Five new vaccine clinics opened, and city officials say this will double the capacity to get people vaccinated.
Of the five, three of them are in Brooklyn -- the Livonia at 506 Livonia Ave., the Jefferson at 1300 Flushing Ave., and NYC Health + Hospitals/Kings County at 686 New York Ave.
There are more than 1,600 confirmed cases of monkeypox across New York state. Gov. Kathy Hochul says they are working with the White House to promote education and also get vaccines out. She says the highest concentration of cases they’re seeing is in New York City.
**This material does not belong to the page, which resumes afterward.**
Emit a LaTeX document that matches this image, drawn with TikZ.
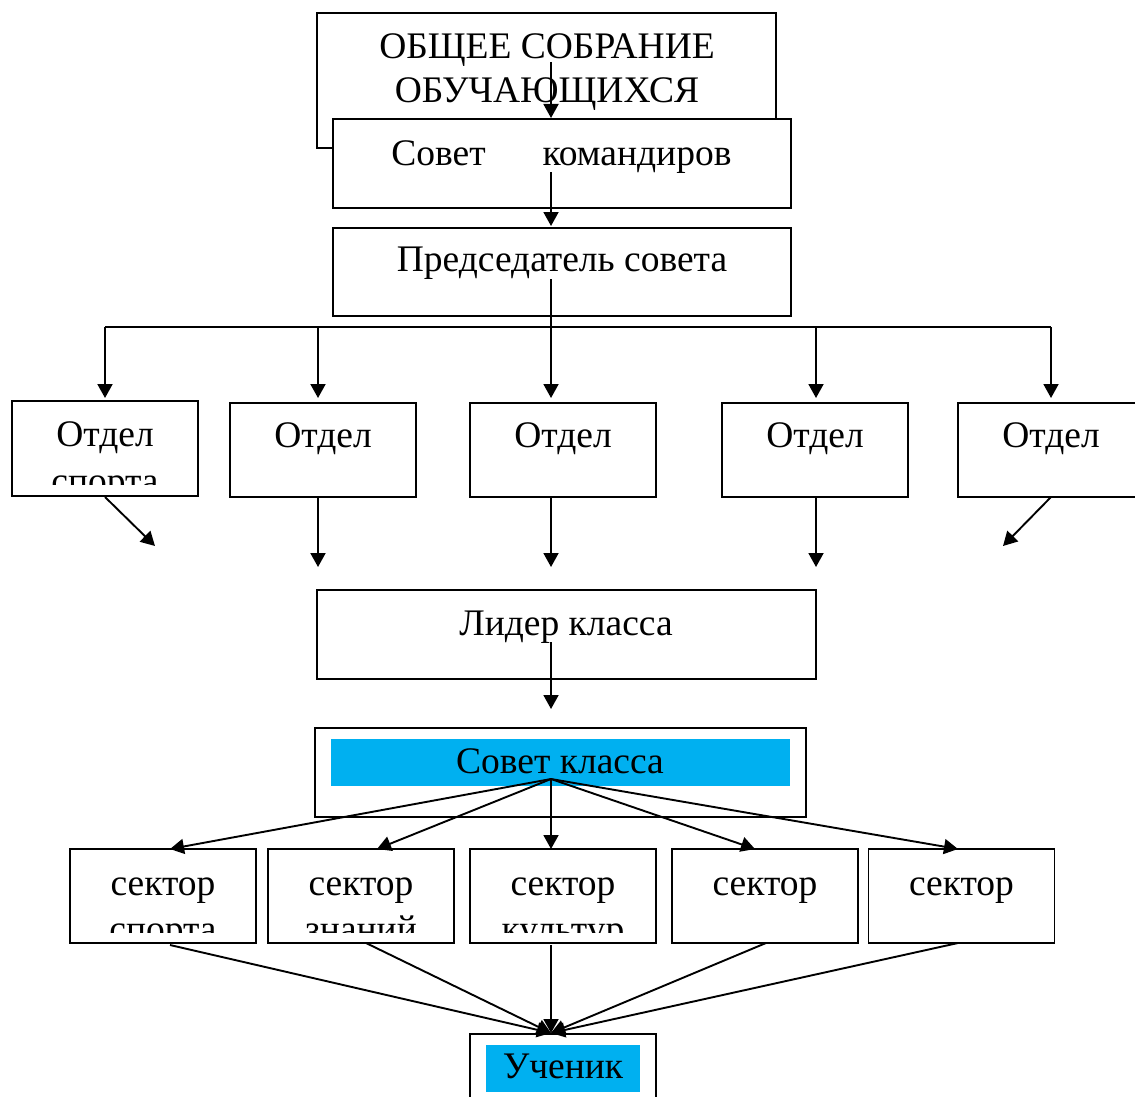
\documentclass[tikz,border=0pt]{standalone}
\usepackage{fontspec}
\setmainfont{Liberation Serif}
\usetikzlibrary{arrows.meta}
\definecolor{hl}{HTML}{00B0F0}
\begin{document}
\begin{tikzpicture}[x=1pt,y=-1pt,
  box/.style={draw, line width=1.9pt, fill=white, inner sep=0pt},
  hlbox/.style={fill=hl, draw=none, inner sep=0pt},
  lbl/.style={anchor=base, inner sep=0pt, font=\fontsize{37.5}{45}\selectfont},
  conn/.style={line width=1.9pt},
  arr/.style={line width=1.9pt, -{Triangle[length=14pt,width=15pt]}}]
\useasboundingbox (0,0) rectangle (1135,1097);
\clip (0,0) rectangle (1135,1097);
\fill[white] (0,0) rectangle (1135,1097);

% top boxes
\node[box, minimum width=459pt, minimum height=135pt] (gen) at (546.5,80.5) {};
\node[box, minimum width=458pt, minimum height=89pt] (sk) at (562,163.5) {};
\node[box, minimum width=458pt, minimum height=88pt] (pr) at (562,272) {};
\node[lbl] (genA) at (547,59) {ОБЩЕЕ СОБРАНИЕ};
\node[lbl] (genB) at (547,103) {ОБУЧАЮЩИХСЯ};
\node[lbl] (skA) at (438.5,165) {Совет};
\node[lbl] (skB) at (637,165) {командиров};
\node[lbl] (prT) at (562,271) {Председатель совета};

% departments
\node[box, minimum width=186pt, minimum height=95pt] (d1) at (105,448.5) {};
\node[box, minimum width=186pt, minimum height=94pt] (d2) at (323,450) {};
\node[box, minimum width=186pt, minimum height=94pt] (d3) at (563,450) {};
\node[box, minimum width=186pt, minimum height=94pt] (d4) at (815,450) {};
\node[box, minimum width=186pt, minimum height=94pt] (d5) at (1051,450) {};
\node[lbl] (d1t) at (105,446) {Отдел};
\begin{scope}
  \clip (12,470) rectangle (198,484);
  \node[lbl] (d1u) at (105,493) {спорта};
\end{scope}
\node[lbl] (d2t) at (323,447) {Отдел};
\node[lbl] (d3t) at (563,447) {Отдел};
\node[lbl] (d4t) at (815,447) {Отдел};
\node[lbl] (d5t) at (1051,447) {Отдел};

% leader
\node[box, minimum width=499pt, minimum height=89pt] (ld) at (566.5,634.5) {};
\node[lbl] (ldT) at (566,635) {Лидер класса};

% class council
\node[box, minimum width=491pt, minimum height=89pt] (sc) at (560.5,772.5) {};
\node[hlbox, minimum width=459pt, minimum height=47pt] (scH) at (560.5,762.5) {};
\node[lbl] (scT) at (560,773) {Совет класса};

% sectors
\foreach \n/\x in {1/163,2/361,3/563,4/765,5/961.5}
  \node[box, minimum width=186pt, minimum height=94pt] (s\n) at (\x,896) {};
\foreach \n/\x in {1/163,2/361,3/563,4/765,5/961.5}
  \node[lbl] (s\n t) at (\x,895) {сектор};
\begin{scope}
  \clip (60,915) rectangle (660,932);
  \node[lbl] (s1u) at (163,941) {спорта};
  \node[lbl] (s2u) at (361,941) {знаний};
  \node[lbl] (s3u) at (563,941) {культур};
\end{scope}

% pupil
\node[box, minimum width=186pt, minimum height=80pt] (up) at (563,1074) {};
\node[hlbox, minimum width=154pt, minimum height=47pt] (upH) at (563,1068.5) {};
\node[lbl] (upT) at (563,1078) {Ученик};

% coordinates
\coordinate (c1a) at (551,62);   \coordinate (c1b) at (551,118);
\coordinate (c2a) at (551,172);  \coordinate (c2b) at (551,226);
\coordinate (c3a) at (551,279);
\coordinate (hL) at (105,327);   \coordinate (hR) at (1051,327);
\foreach \n/\x in {1/105,2/318,3/551,4/816,5/1051}{
  \coordinate (t\n) at (\x,327);
  \coordinate (e\n) at (\x,398);
}
\coordinate (o1) at (105,497);  \coordinate (p1) at (155,546);
\coordinate (o2) at (318,497);  \coordinate (p2) at (318,567);
\coordinate (o3) at (551,497);  \coordinate (p3) at (551,567);
\coordinate (o4) at (816,497);  \coordinate (p4) at (816,567);
\coordinate (o5) at (1051,497); \coordinate (p5) at (1003,546);
\coordinate (l1) at (551,642);  \coordinate (l2) at (551,709);
\coordinate (fo) at (551,779);
\coordinate (f1) at (170,849); \coordinate (f2) at (377,849); \coordinate (f3) at (551,849);
\coordinate (f4) at (755,849); \coordinate (f5) at (958,849);
\coordinate (b1) at (170,945); \coordinate (b2) at (366,943); \coordinate (b3) at (551,945);
\coordinate (b4) at (766,943); \coordinate (b5) at (958,943);
\coordinate (uT) at (551,1033);

% connectors
\draw[arr] (c1a) -- (c1b);
\draw[arr] (c2a) -- (c2b);
\draw[conn] (hL) -- (hR);
\draw[arr] (c3a) -- (e3);
\foreach \n in {1,2,4,5} \draw[arr] (t\n) -- (e\n);
\foreach \n in {1,...,5} \draw[arr] (o\n) -- (p\n);
\draw[arr] (l1) -- (l2);
\foreach \n in {1,...,5} \draw[arr] (fo) -- (f\n);
\foreach \n in {1,...,5} \draw[arr] (b\n) -- (uT);
\end{tikzpicture}
\end{document}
Eighty-thousand doses of the vaccine are scheduled to be sent to New York City. The governor says 32,000 of those vaccines will arrive in the first shipment, with two more deliveries expected in the coming weeks as shots are handed out.
While efforts to stop the spread are being ramped up at the federal level, local organizations like Equality New York teamed up with the Department of Health to host their second town hall Wednesday night in an effort to keep New Yorkers informed.
They also say they hope to add a clinic in Times Square in the coming weeks.
The outbreak is now considered a public health emergency, which some doctors say will help. Classifying the outbreak allows the federal government to explore different treatment options and vaccine rollout strategies, as well as access funding and resources.
"This will raise the level of the emergency situation, so I'm glad that the government raised the concern as an emergency situation," says Dr. Mohamed Nakeshband, chief quality officer for SUNY downstate. "However, most of the cases are self-limited, there are not many cases where patients have gotten hospitalized."
The federal government says it has secured almost seven million doses, assuring the public that they will continue to roll them out.